*Given task*: Omit all images. Write out the rest of the material exactly.

___ Data shown

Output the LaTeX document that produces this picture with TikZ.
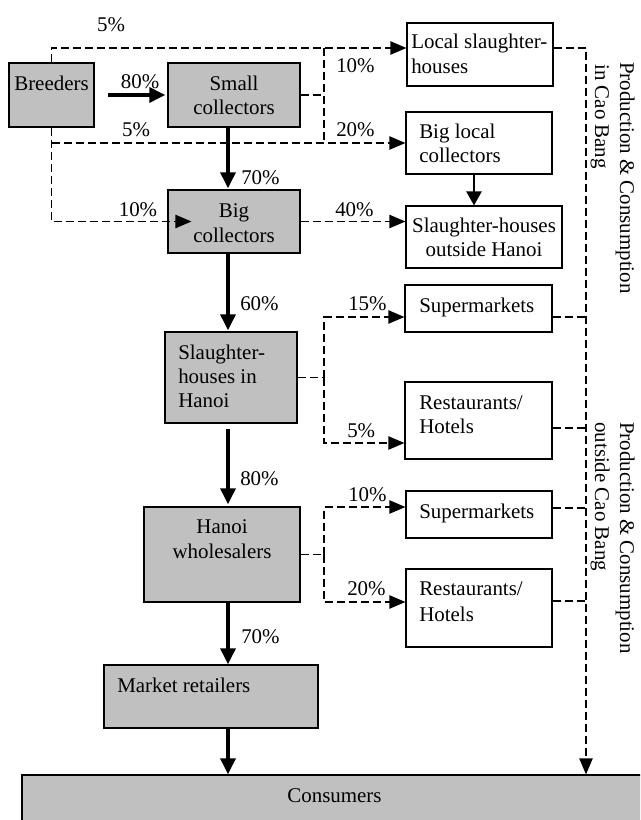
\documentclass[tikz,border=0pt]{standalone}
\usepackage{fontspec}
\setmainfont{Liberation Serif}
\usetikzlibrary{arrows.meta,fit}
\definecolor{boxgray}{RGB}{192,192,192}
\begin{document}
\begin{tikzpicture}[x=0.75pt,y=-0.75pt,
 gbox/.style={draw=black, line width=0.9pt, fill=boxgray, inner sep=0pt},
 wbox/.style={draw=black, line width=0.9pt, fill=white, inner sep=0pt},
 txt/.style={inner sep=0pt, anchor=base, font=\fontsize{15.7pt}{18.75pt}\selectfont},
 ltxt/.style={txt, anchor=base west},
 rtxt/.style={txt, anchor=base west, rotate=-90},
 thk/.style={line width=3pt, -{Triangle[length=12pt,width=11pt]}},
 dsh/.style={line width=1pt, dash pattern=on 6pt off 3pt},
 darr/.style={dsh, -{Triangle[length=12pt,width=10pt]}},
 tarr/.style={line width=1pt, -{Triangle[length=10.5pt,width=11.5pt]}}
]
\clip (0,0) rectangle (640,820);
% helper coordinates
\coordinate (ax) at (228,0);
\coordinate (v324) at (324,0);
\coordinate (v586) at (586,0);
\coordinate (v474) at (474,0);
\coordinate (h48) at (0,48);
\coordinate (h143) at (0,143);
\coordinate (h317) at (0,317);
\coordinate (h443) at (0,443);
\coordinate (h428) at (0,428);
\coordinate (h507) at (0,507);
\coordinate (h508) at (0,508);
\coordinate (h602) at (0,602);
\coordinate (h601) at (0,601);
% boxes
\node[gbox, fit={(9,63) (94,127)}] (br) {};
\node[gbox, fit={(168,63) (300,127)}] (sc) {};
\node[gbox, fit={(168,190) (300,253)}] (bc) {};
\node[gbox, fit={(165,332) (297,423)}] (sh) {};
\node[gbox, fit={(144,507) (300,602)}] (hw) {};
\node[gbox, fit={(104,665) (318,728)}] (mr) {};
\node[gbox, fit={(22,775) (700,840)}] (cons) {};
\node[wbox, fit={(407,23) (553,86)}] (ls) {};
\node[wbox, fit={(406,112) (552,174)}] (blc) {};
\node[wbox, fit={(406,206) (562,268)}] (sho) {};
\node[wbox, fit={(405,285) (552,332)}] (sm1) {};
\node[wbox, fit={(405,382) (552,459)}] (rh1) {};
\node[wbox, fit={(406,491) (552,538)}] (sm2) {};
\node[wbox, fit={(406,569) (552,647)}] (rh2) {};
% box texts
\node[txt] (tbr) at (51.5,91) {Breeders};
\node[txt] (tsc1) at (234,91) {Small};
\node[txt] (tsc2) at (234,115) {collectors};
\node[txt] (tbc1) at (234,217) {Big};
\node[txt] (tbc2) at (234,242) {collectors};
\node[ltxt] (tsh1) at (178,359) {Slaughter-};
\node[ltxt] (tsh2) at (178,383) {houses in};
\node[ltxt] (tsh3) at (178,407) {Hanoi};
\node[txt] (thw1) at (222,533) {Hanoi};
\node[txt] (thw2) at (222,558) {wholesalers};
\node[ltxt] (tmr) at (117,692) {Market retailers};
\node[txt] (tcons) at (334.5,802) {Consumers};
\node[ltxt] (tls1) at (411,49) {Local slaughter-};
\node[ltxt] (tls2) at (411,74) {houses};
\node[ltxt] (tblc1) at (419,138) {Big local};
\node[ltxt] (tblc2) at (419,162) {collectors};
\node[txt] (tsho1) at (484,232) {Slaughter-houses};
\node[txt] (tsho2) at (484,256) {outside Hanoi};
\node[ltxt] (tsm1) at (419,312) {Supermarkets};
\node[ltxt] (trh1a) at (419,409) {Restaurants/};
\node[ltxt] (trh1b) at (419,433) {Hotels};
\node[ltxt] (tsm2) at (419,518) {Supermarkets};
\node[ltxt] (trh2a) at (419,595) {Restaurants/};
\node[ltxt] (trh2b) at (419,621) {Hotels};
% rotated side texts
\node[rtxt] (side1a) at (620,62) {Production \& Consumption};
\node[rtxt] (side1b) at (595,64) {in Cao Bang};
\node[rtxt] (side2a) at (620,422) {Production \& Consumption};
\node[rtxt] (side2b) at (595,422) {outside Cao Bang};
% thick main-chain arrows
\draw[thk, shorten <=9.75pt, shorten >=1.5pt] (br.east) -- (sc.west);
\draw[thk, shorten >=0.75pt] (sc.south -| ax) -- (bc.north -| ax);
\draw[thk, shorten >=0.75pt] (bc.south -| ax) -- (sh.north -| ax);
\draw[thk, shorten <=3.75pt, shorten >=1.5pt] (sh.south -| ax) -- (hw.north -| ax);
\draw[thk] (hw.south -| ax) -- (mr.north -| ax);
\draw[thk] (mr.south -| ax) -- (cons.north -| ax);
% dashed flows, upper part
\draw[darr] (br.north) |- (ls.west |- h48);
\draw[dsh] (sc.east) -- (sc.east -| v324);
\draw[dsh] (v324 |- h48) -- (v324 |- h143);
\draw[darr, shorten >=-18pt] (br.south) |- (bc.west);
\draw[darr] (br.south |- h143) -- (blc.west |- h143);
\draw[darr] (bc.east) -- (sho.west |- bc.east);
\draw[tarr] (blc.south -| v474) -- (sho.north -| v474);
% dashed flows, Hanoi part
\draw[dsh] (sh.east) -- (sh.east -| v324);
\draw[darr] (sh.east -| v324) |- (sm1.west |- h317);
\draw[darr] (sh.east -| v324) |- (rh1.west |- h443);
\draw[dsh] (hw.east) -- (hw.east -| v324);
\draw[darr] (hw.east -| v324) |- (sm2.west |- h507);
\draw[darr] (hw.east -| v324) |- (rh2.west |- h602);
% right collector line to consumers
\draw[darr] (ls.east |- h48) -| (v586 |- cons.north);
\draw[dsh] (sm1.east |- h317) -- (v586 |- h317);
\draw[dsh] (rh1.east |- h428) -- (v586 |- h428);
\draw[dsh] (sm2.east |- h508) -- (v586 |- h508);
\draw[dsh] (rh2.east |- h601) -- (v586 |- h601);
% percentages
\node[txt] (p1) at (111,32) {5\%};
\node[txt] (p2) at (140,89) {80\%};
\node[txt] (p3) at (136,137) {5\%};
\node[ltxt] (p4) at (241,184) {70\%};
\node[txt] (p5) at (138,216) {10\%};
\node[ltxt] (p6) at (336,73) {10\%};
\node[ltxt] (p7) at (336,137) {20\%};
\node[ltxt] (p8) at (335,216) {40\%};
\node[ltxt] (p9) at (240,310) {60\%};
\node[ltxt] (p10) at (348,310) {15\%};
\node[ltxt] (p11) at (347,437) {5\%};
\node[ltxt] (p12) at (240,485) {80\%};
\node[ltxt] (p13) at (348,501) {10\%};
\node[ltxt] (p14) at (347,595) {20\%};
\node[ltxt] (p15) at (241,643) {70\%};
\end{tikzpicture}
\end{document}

______

*Written answer*:
Output the LaTeX document that produces this picture with TikZ.
\documentclass[tikz,border=0pt]{standalone}
\usepackage{fontspec}
\setmainfont{Liberation Serif}
\usetikzlibrary{arrows.meta,fit}
\definecolor{boxgray}{RGB}{192,192,192}
\begin{document}
\begin{tikzpicture}[x=0.75pt,y=-0.75pt,
 gbox/.style={draw=black, line width=0.9pt, fill=boxgray, inner sep=0pt},
 wbox/.style={draw=black, line width=0.9pt, fill=white, inner sep=0pt},
 txt/.style={inner sep=0pt, anchor=base, font=\fontsize{15.7pt}{18.75pt}\selectfont},
 ltxt/.style={txt, anchor=base west},
 rtxt/.style={txt, anchor=base west, rotate=-90},
 thk/.style={line width=3pt, -{Triangle[length=12pt,width=11pt]}},
 dsh/.style={line width=1pt, dash pattern=on 6pt off 3pt},
 darr/.style={dsh, -{Triangle[length=12pt,width=10pt]}},
 tarr/.style={line width=1pt, -{Triangle[length=10.5pt,width=11.5pt]}}
]
\clip (0,0) rectangle (640,820);
% helper coordinates
\coordinate (ax) at (228,0);
\coordinate (v324) at (324,0);
\coordinate (v586) at (586,0);
\coordinate (v474) at (474,0);
\coordinate (h48) at (0,48);
\coordinate (h143) at (0,143);
\coordinate (h317) at (0,317);
\coordinate (h443) at (0,443);
\coordinate (h428) at (0,428);
\coordinate (h507) at (0,507);
\coordinate (h508) at (0,508);
\coordinate (h602) at (0,602);
\coordinate (h601) at (0,601);
% boxes
\node[gbox, fit={(9,63) (94,127)}] (br) {};
\node[gbox, fit={(168,63) (300,127)}] (sc) {};
\node[gbox, fit={(168,190) (300,253)}] (bc) {};
\node[gbox, fit={(165,332) (297,423)}] (sh) {};
\node[gbox, fit={(144,507) (300,602)}] (hw) {};
\node[gbox, fit={(104,665) (318,728)}] (mr) {};
\node[gbox, fit={(22,775) (700,840)}] (cons) {};
\node[wbox, fit={(407,23) (553,86)}] (ls) {};
\node[wbox, fit={(406,112) (552,174)}] (blc) {};
\node[wbox, fit={(406,206) (562,268)}] (sho) {};
\node[wbox, fit={(405,285) (552,332)}] (sm1) {};
\node[wbox, fit={(405,382) (552,459)}] (rh1) {};
\node[wbox, fit={(406,491) (552,538)}] (sm2) {};
\node[wbox, fit={(406,569) (552,647)}] (rh2) {};
% box texts
\node[txt] (tbr) at (51.5,91) {Breeders};
\node[txt] (tsc1) at (234,91) {Small};
\node[txt] (tsc2) at (234,115) {collectors};
\node[txt] (tbc1) at (234,217) {Big};
\node[txt] (tbc2) at (234,242) {collectors};
\node[ltxt] (tsh1) at (178,359) {Slaughter-};
\node[ltxt] (tsh2) at (178,383) {houses in};
\node[ltxt] (tsh3) at (178,407) {Hanoi};
\node[txt] (thw1) at (222,533) {Hanoi};
\node[txt] (thw2) at (222,558) {wholesalers};
\node[ltxt] (tmr) at (117,692) {Market retailers};
\node[txt] (tcons) at (334.5,802) {Consumers};
\node[ltxt] (tls1) at (411,49) {Local slaughter-};
\node[ltxt] (tls2) at (411,74) {houses};
\node[ltxt] (tblc1) at (419,138) {Big local};
\node[ltxt] (tblc2) at (419,162) {collectors};
\node[txt] (tsho1) at (484,232) {Slaughter-houses};
\node[txt] (tsho2) at (484,256) {outside Hanoi};
\node[ltxt] (tsm1) at (419,312) {Supermarkets};
\node[ltxt] (trh1a) at (419,409) {Restaurants/};
\node[ltxt] (trh1b) at (419,433) {Hotels};
\node[ltxt] (tsm2) at (419,518) {Supermarkets};
\node[ltxt] (trh2a) at (419,595) {Restaurants/};
\node[ltxt] (trh2b) at (419,621) {Hotels};
% rotated side texts
\node[rtxt] (side1a) at (620,62) {Production \& Consumption};
\node[rtxt] (side1b) at (595,64) {in Cao Bang};
\node[rtxt] (side2a) at (620,422) {Production \& Consumption};
\node[rtxt] (side2b) at (595,422) {outside Cao Bang};
% thick main-chain arrows
\draw[thk, shorten <=9.75pt, shorten >=1.5pt] (br.east) -- (sc.west);
\draw[thk, shorten >=0.75pt] (sc.south -| ax) -- (bc.north -| ax);
\draw[thk, shorten >=0.75pt] (bc.south -| ax) -- (sh.north -| ax);
\draw[thk, shorten <=3.75pt, shorten >=1.5pt] (sh.south -| ax) -- (hw.north -| ax);
\draw[thk] (hw.south -| ax) -- (mr.north -| ax);
\draw[thk] (mr.south -| ax) -- (cons.north -| ax);
% dashed flows, upper part
\draw[darr] (br.north) |- (ls.west |- h48);
\draw[dsh] (sc.east) -- (sc.east -| v324);
\draw[dsh] (v324 |- h48) -- (v324 |- h143);
\draw[darr, shorten >=-18pt] (br.south) |- (bc.west);
\draw[darr] (br.south |- h143) -- (blc.west |- h143);
\draw[darr] (bc.east) -- (sho.west |- bc.east);
\draw[tarr] (blc.south -| v474) -- (sho.north -| v474);
% dashed flows, Hanoi part
\draw[dsh] (sh.east) -- (sh.east -| v324);
\draw[darr] (sh.east -| v324) |- (sm1.west |- h317);
\draw[darr] (sh.east -| v324) |- (rh1.west |- h443);
\draw[dsh] (hw.east) -- (hw.east -| v324);
\draw[darr] (hw.east -| v324) |- (sm2.west |- h507);
\draw[darr] (hw.east -| v324) |- (rh2.west |- h602);
% right collector line to consumers
\draw[darr] (ls.east |- h48) -| (v586 |- cons.north);
\draw[dsh] (sm1.east |- h317) -- (v586 |- h317);
\draw[dsh] (rh1.east |- h428) -- (v586 |- h428);
\draw[dsh] (sm2.east |- h508) -- (v586 |- h508);
\draw[dsh] (rh2.east |- h601) -- (v586 |- h601);
% percentages
\node[txt] (p1) at (111,32) {5\%};
\node[txt] (p2) at (140,89) {80\%};
\node[txt] (p3) at (136,137) {5\%};
\node[ltxt] (p4) at (241,184) {70\%};
\node[txt] (p5) at (138,216) {10\%};
\node[ltxt] (p6) at (336,73) {10\%};
\node[ltxt] (p7) at (336,137) {20\%};
\node[ltxt] (p8) at (335,216) {40\%};
\node[ltxt] (p9) at (240,310) {60\%};
\node[ltxt] (p10) at (348,310) {15\%};
\node[ltxt] (p11) at (347,437) {5\%};
\node[ltxt] (p12) at (240,485) {80\%};
\node[ltxt] (p13) at (348,501) {10\%};
\node[ltxt] (p14) at (347,595) {20\%};
\node[ltxt] (p15) at (241,643) {70\%};
\end{tikzpicture}
\end{document}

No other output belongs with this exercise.